There have been some studies that show storage under normal household conditions does not affect the effectiveness of drugs even long after the expiration dates. Some reported that even in bad conditions, drugs retained their original properties up to 9 years or more, and that most drugs remained potent for at least five years after expiration dates. No realistic consumer oriented study has been done for the shelf life of prescription drugs.


Most expiration dates run one to five years after the manufacturing date, and these dates are conservative. Actual effectiveness may run as much as almost five more years, according to studies by the FDA. This includes some antibiotics, tranquilizers, and ulcer drugs.

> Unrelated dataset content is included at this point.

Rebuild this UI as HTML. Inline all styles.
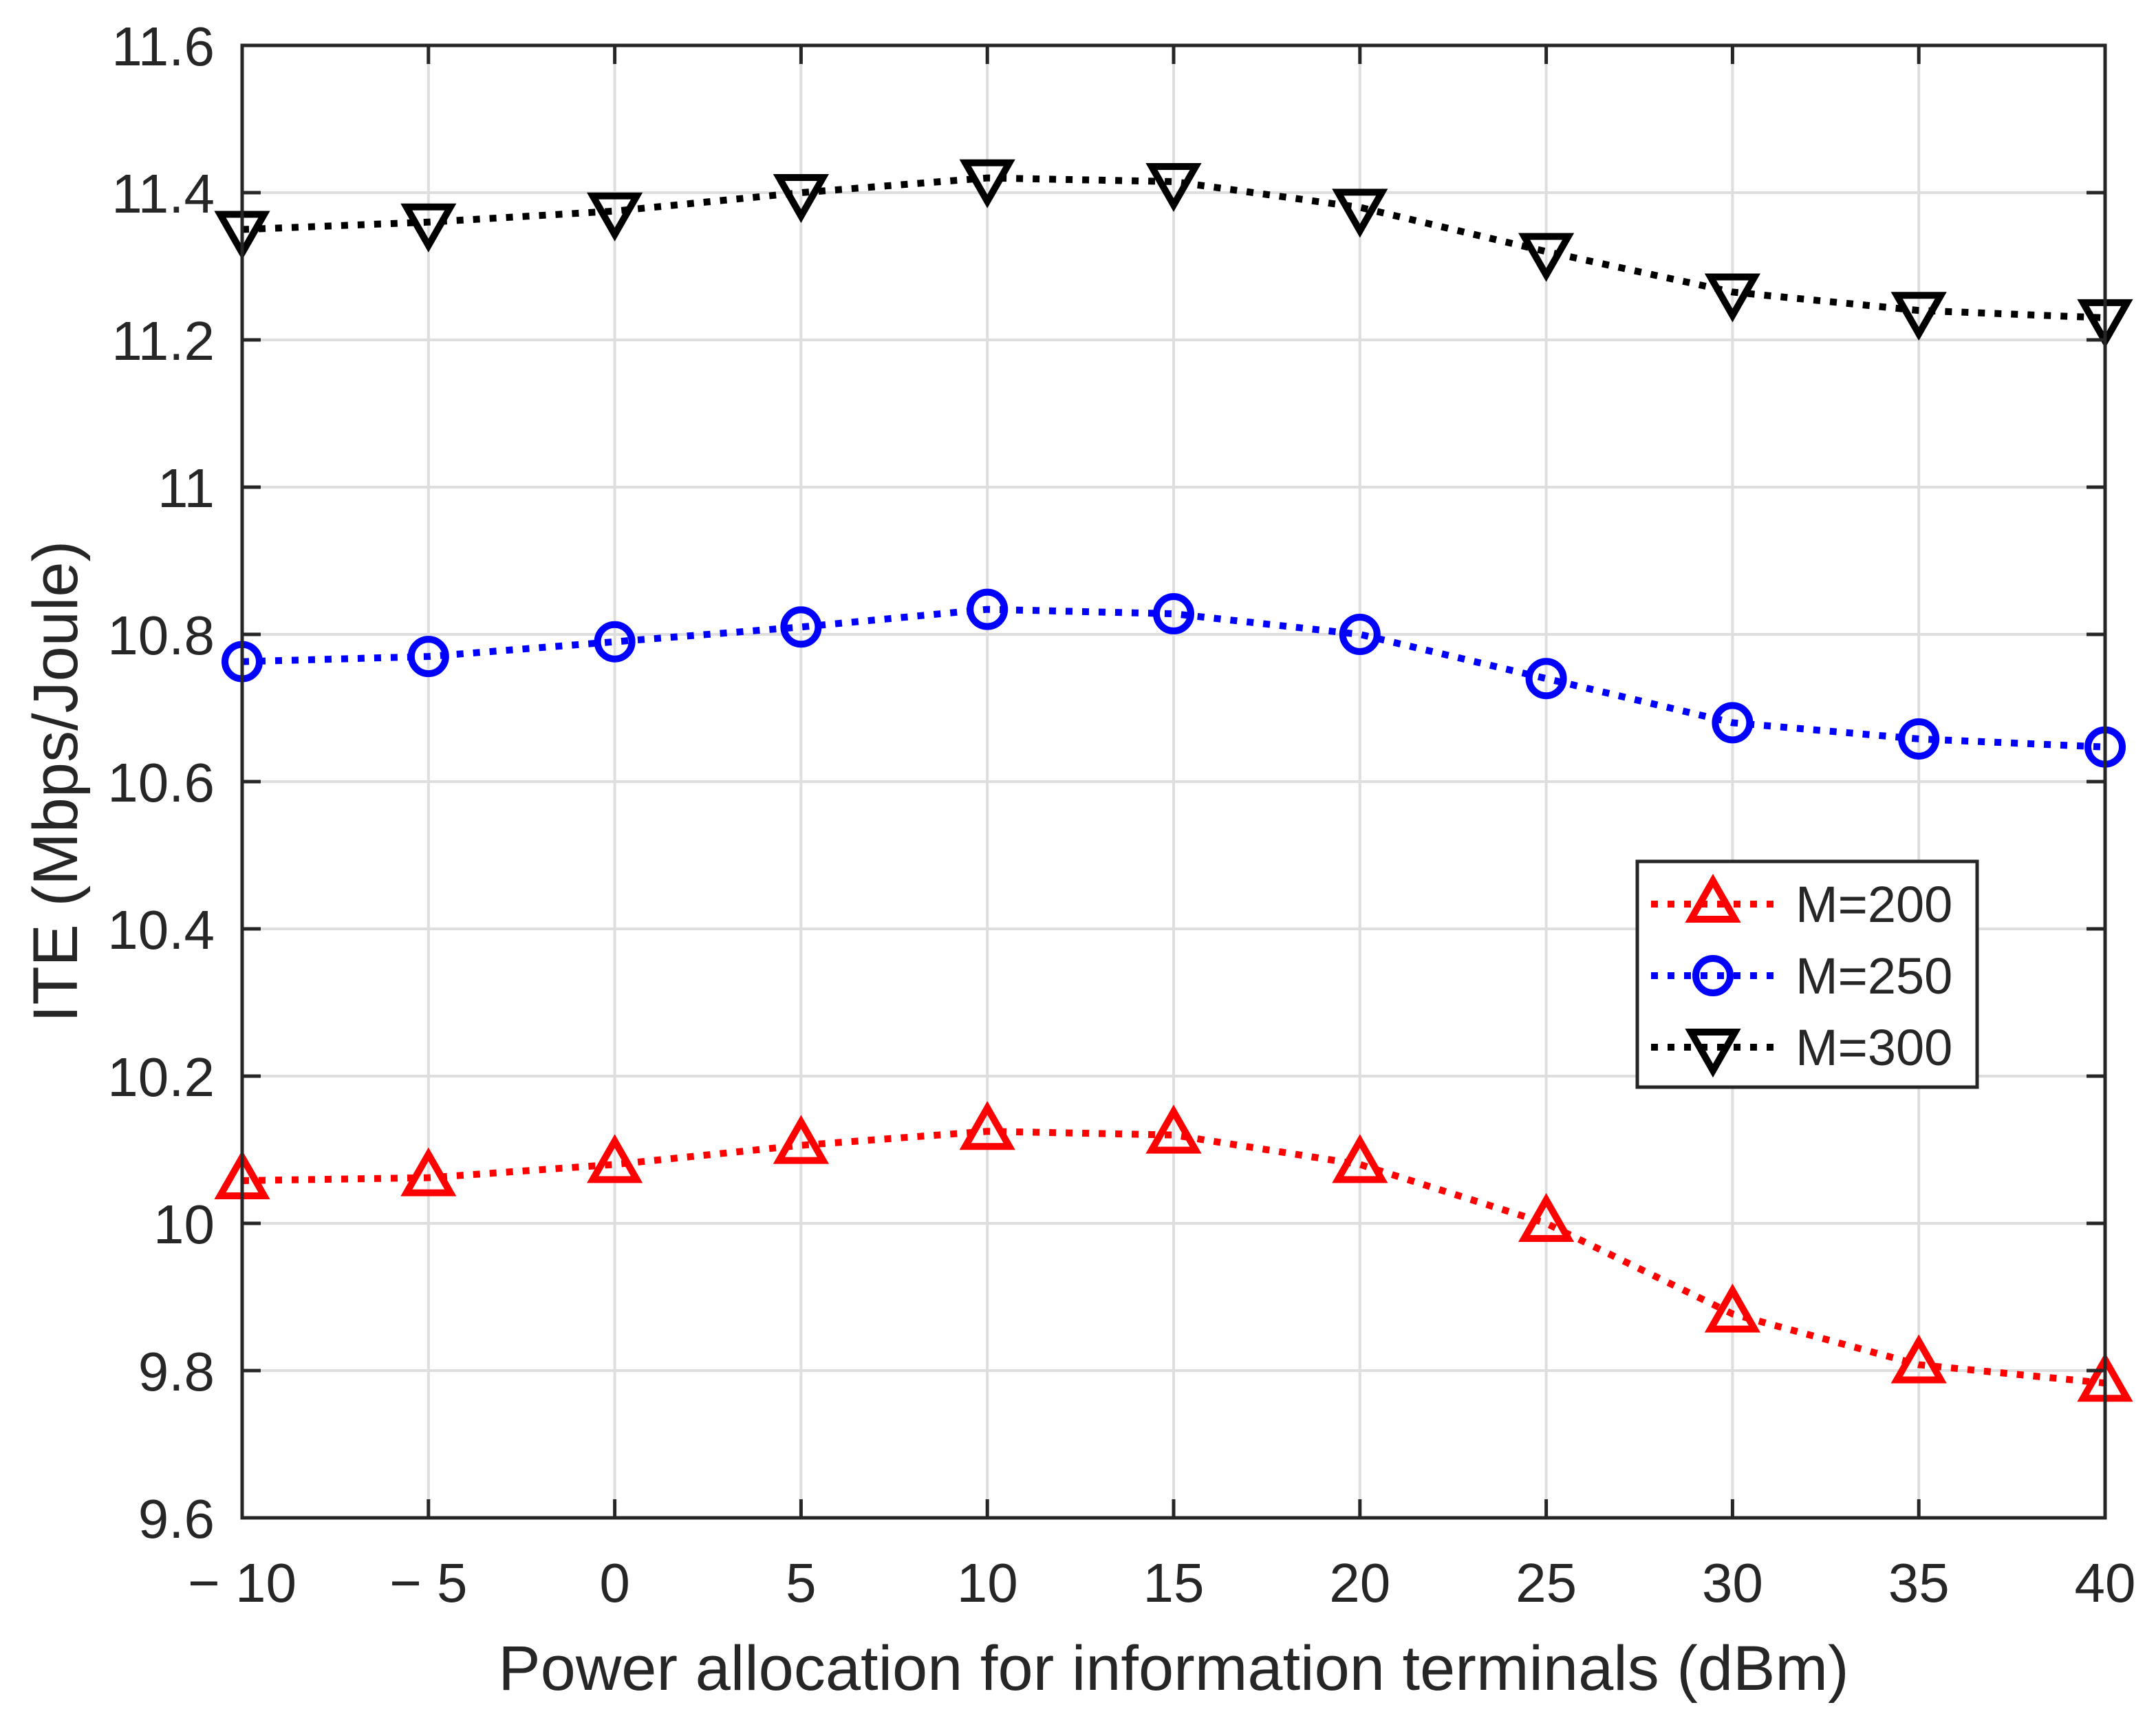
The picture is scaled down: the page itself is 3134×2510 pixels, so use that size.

It may be costs that keep expiry dates so conservative. Manufacturers must maintain samples of all lots or batches of drugs that they manufacture. These samples must be stored in proper conditions and stability tests regularly run on the samples to ensure the quality of the drug over time. It costs the manufacturers lots of money to maintain storage and testing facilities for all these batches of drugs. Eventually, it becomes cost prohibitive and it is simply easier and more cost effective for the manufacturer to give the drug a shorter expiry date. The shelf life of prescription drugs may therefore be longer than the expiry date.

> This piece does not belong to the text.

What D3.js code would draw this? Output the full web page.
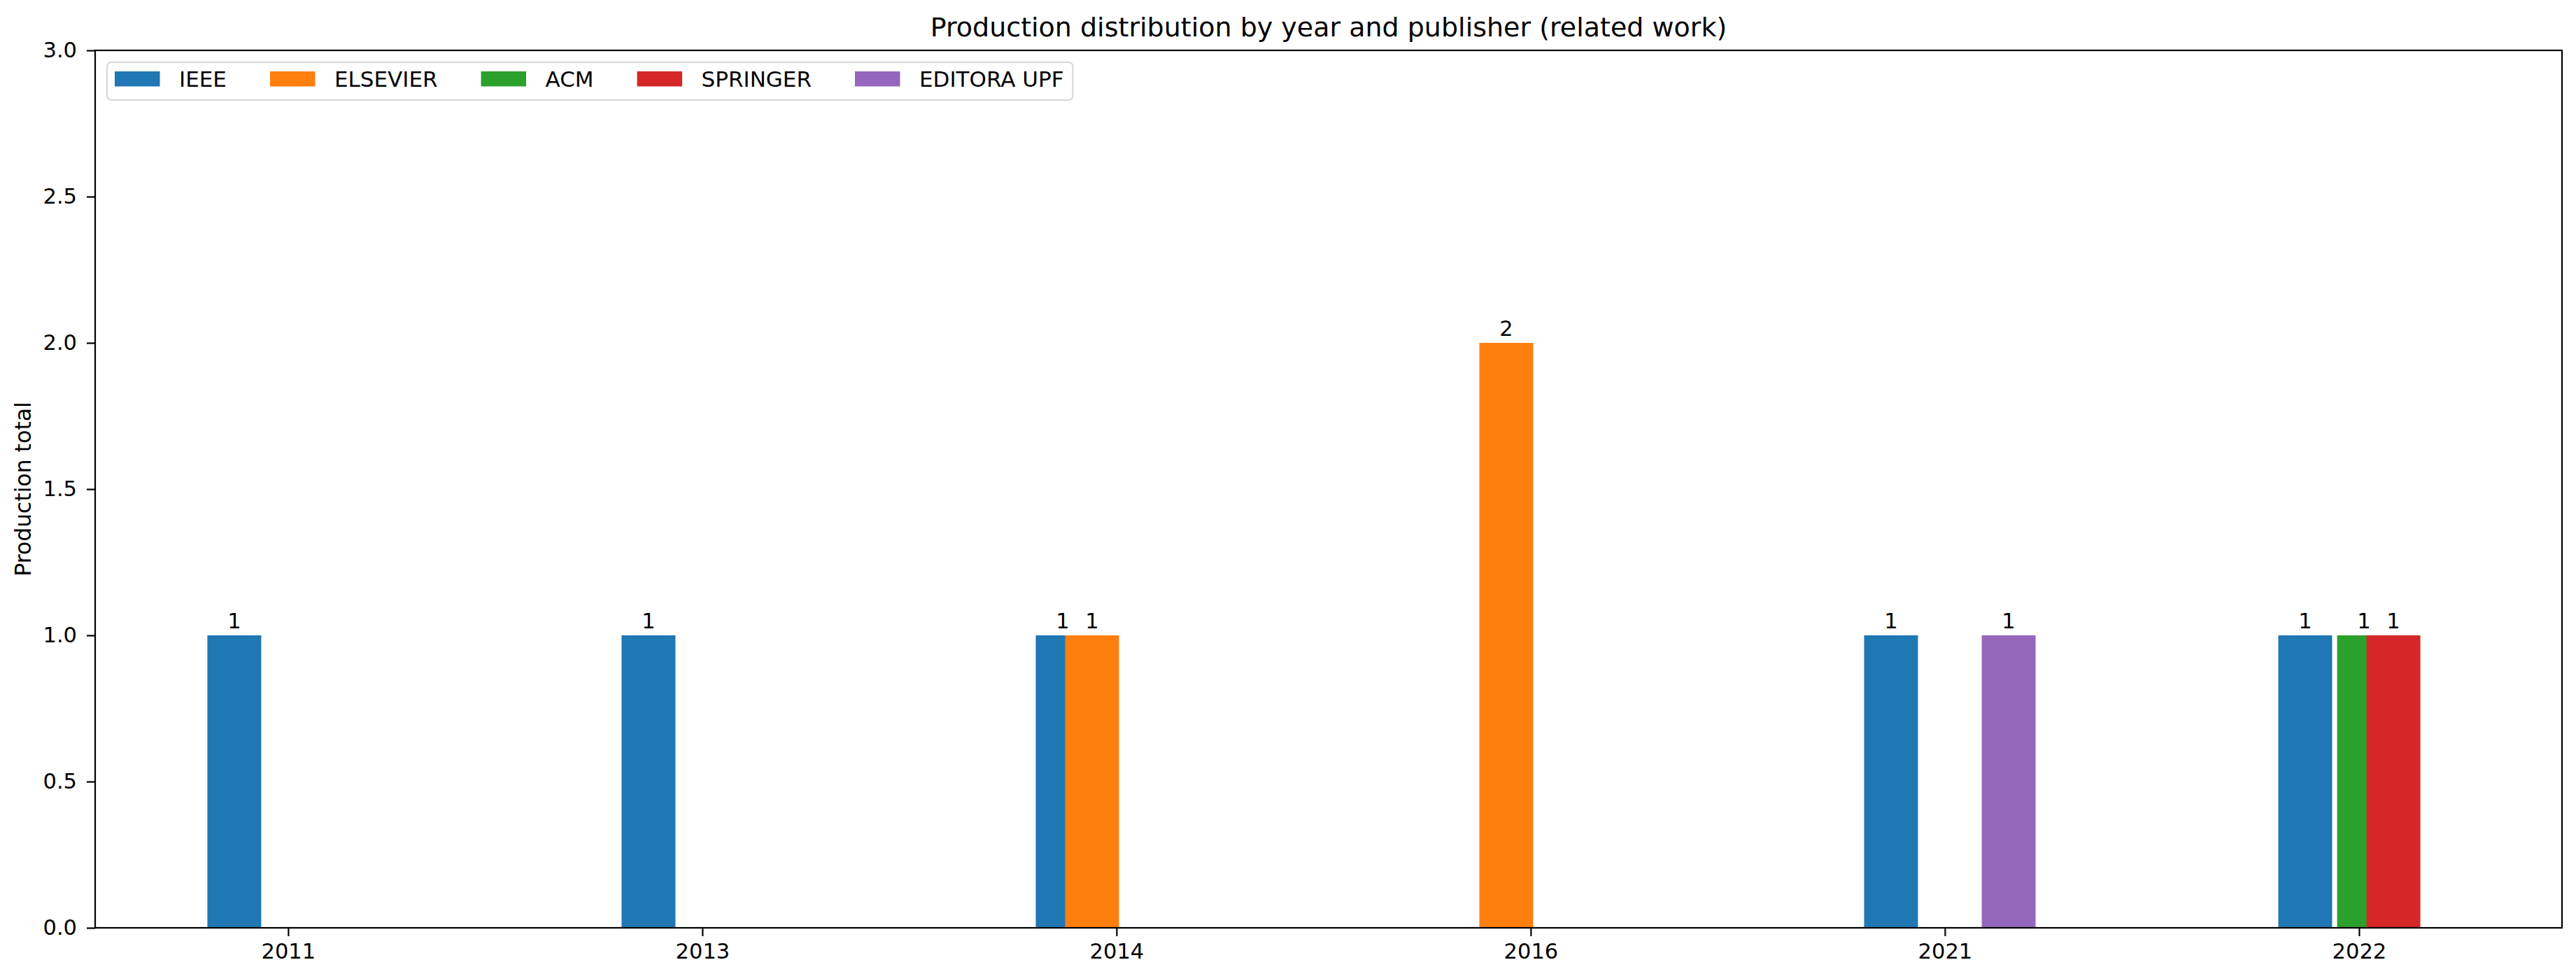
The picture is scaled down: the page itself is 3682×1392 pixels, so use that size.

If you are trying to save money and you are considering taking a medication beyond the manufacturers expiry date be sure to discuss it with your physician. If you are unsure of how the drug has been stored you may not want to take it. Heat and humidity can degrade drugs and make them ineffective.


The best advice from an FDA spokesperson is to extend any shelf life of prescription drugs by storing them in the refrigerator. No studies have been done on products prone to spoiling, like blood products.